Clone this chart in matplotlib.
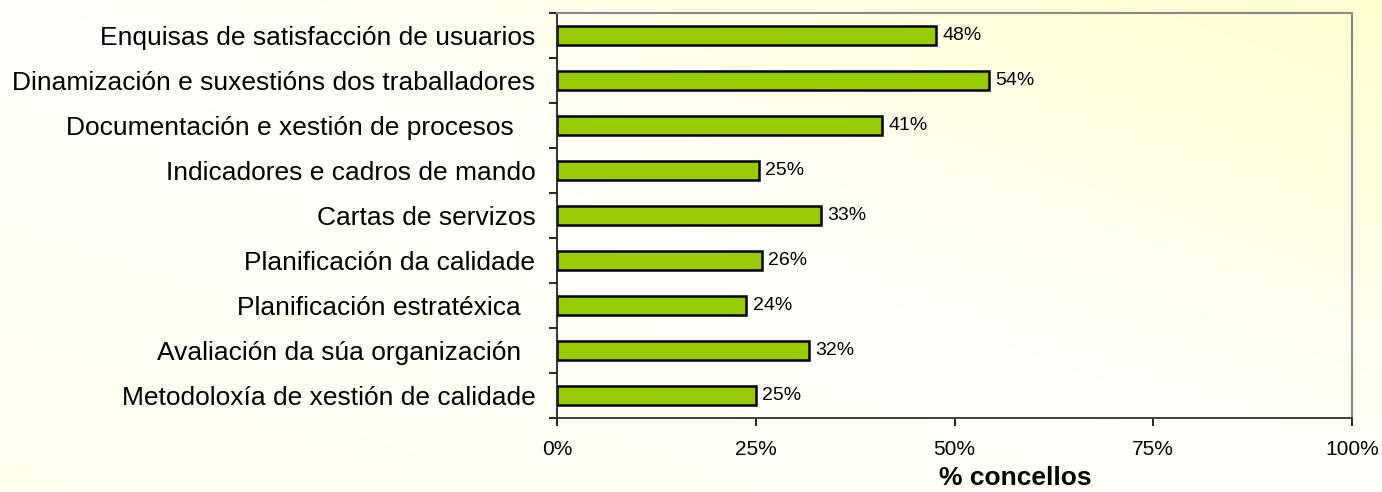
import matplotlib.pyplot as plt
import numpy as np

plt.rcParams['font.family'] = ['Liberation Sans', 'DejaVu Sans']

categories = [
    "Enquisas de satisfacción de usuarios",
    "Dinamización e suxestións dos traballadores",
    "Documentación e xestión de procesos   ",
    "Indicadores e cadros de mando",
    "Cartas de servizos",
    "Planificación da calidade",
    "Planificación estratéxica  ",
    "Avaliación da súa organización  ",
    "Metodoloxía de xestión de calidade",
]
values = [47.7, 54.3, 40.9, 25.4, 33.2, 25.8, 23.8, 31.7, 25.0]
xticks = [0, 25, 50, 75, 100]

fig = plt.figure(figsize=(13.82, 4.92), dpi=100)

# background: pale yellow towards top-right, white diagonal band, slight tint bottom-left
bg = fig.add_axes([0, 0, 1, 1], zorder=-10)
gx, gy = np.meshgrid(np.linspace(0, 1, 300), np.linspace(0, 1, 120))
d = gx + gy - 1.0
white = np.array([255, 255, 252]) / 255
yel_tr = np.array([255, 255, 208]) / 255
yel_bl = np.array([255, 255, 236]) / 255
tp = np.clip(d, 0, 1)[..., None]
tn = np.clip(-d, 0, 1)[..., None]
img = white * (1 - tp - tn) + yel_tr * tp + yel_bl * tn
bg.imshow(img, origin='lower', aspect='auto', extent=[0, 1, 0, 1])
bg.axis('off')

ax = fig.add_axes([557 / 1382, 1 - 418 / 492, 795 / 1382, 405 / 492])
ax.patch.set_alpha(0)

y = np.arange(len(categories))
ax.barh(y, values, height=0.42, color='#99CC00', edgecolor='black', linewidth=1.8)
for yi, v in zip(y, values):
    ax.text(v + 0.8, yi, f"{round(v):d}%", va='center', ha='left', fontsize=14)

ax.set_xlim(0, 100)
ax.set_ylim(len(categories) - 0.5, -0.5)
ax.set_xticks(xticks)
ax.set_xticklabels([f"{v}%" for v in xticks], fontsize=15)
ax.set_yticks(y)
ax.set_yticklabels(categories, fontsize=19)
ax.set_yticks(np.arange(len(categories) + 1) - 0.5, minor=True)
ax.tick_params(axis='y', which='major', length=0, pad=15.5)
ax.tick_params(axis='y', which='minor', length=6, width=1.2, direction='out')
ax.tick_params(axis='x', length=6, width=1.2, direction='out', pad=10)
ax.set_xlabel("% concellos", fontsize=19, fontweight='bold')
ax.xaxis.set_label_coords(0.576, -0.148, transform=ax.transAxes)
ax.xaxis.label.set_va('center')

ax.spines['left'].set_color('#222222')
ax.spines['bottom'].set_color('#333333')
ax.spines['left'].set_linewidth(1.3)
ax.spines['bottom'].set_linewidth(1.3)
ax.spines['top'].set_color('#888888')
ax.spines['right'].set_color('#888888')
ax.spines['top'].set_linewidth(1.5)
ax.spines['right'].set_linewidth(1.5)

fig.savefig('out.png', dpi=100)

EXERCISE GOAL
Of the lines in the data, how many contain the word "matplotlib"? Provide the number and nothing further.

COMPLETED EXERCISE
2